More on blackcurrant and petrol notes in sauvignon

I’m getting dangerously close to losing the last shreds of my prejudice against sauvignon blanc, as I effectively admitted  in a blog last month, when I was talking about finding a petrol/kerosene note on a few sauvignon blancs. As I said then, it was “an aroma and flavour somehow continuous with the note of blackcurrant that is my favourite sauvignon character, and that I first encountered in the excellent Quoin Rock Nicobar 2007”.

Well, I had the great privilege a few days back of tasting that great Nicobar 2007 (made by Carl van der Merwe, now doing great stuff at DeMorgenzon) – thanks to vinophile Ginette de Fleuriot. She’d been sensible and imaginative enough to keep a bottle of it longer than I had and was kind enough to share it with me. My last bottle was opened getting on for two years back, and I reported on it enthusiastically here.

nicobar

Pic stolen from Jamie Goode’s website, where he said in 2011 that this “counts among the very best South African whites that I’ve yet tried”.

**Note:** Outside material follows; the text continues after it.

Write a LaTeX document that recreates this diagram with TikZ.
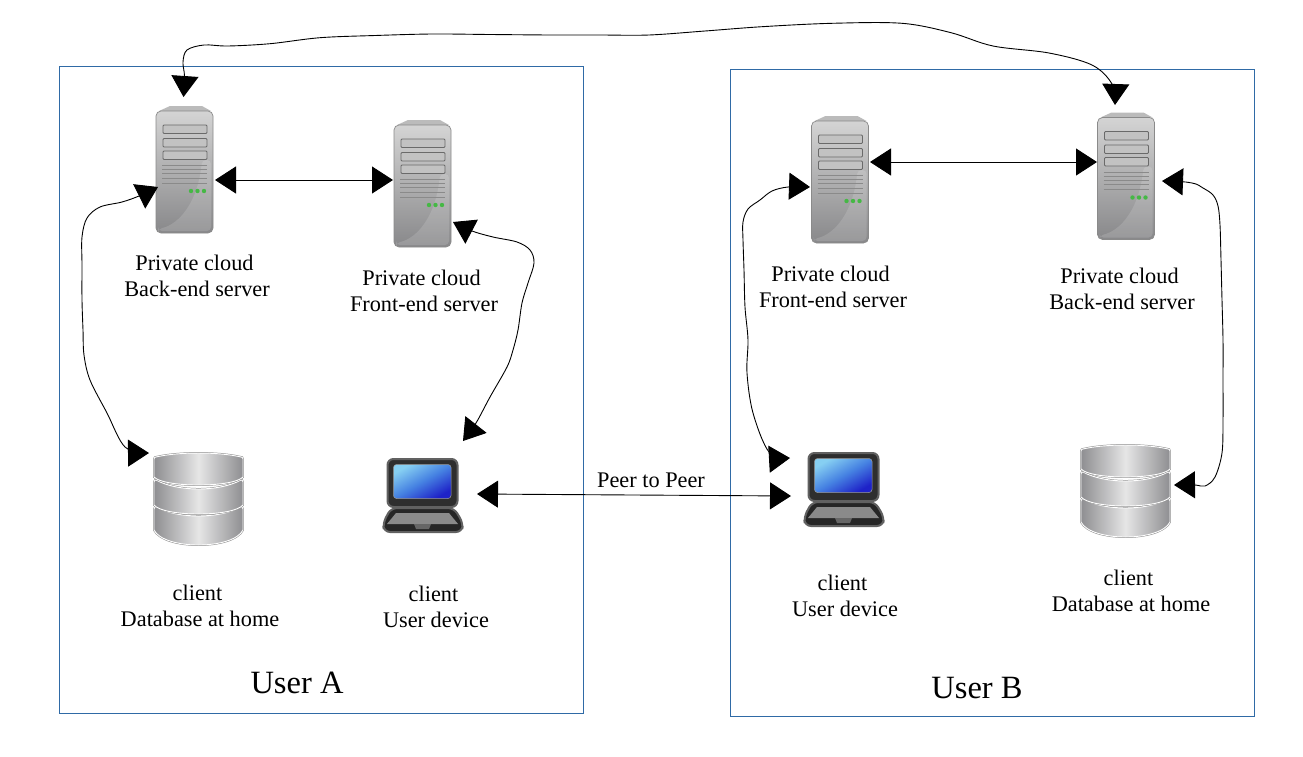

Well, if anything the wine is even better now: an excellent example to adduce in my continuing argument with Christian Eedes about allowing wine to mature. This was a delightful wine in its fruity youth, but now it is altogether a profound, beautiful and fascinating one. I’m not sure it has much further to go, but I’d love to find out what another year or two would do to it, though I doubt if there are many bottles left, and doubt even more that one will come my way.

Most fascinating to me was to be shocked to instantly recognise the note of petrol, which I’d never been aware of in previous bottles. Nicolbar 2007 was, as I said, the first sauvignon on which I’d been really confronted with a blackcurrant character – not pure fruitiness, but with a little leafiness mixed in. No longer was that fruitiness so pure, or so comparatively simple.

What had happened (for me) in this wine was that the blackcurrant leaf had acquired a greater complexity, developing the added insinuations of petrol. I feel even more justified than ever in thinking that the blackcurrant and petrol notes are continuous – even if it took seven years or so for the latter to become obvious on the mature Nicobar, while it was obvious at a very young age on that other Agulhas wine I spoke about, from Giant Periwinkle.

Now, what is THAT wine going to be like in seven years? Who knows? – we’re still learning about the best Cape sauvignons and how they develop and how they express their origins.  And what an exciting ride of discovery it’s being.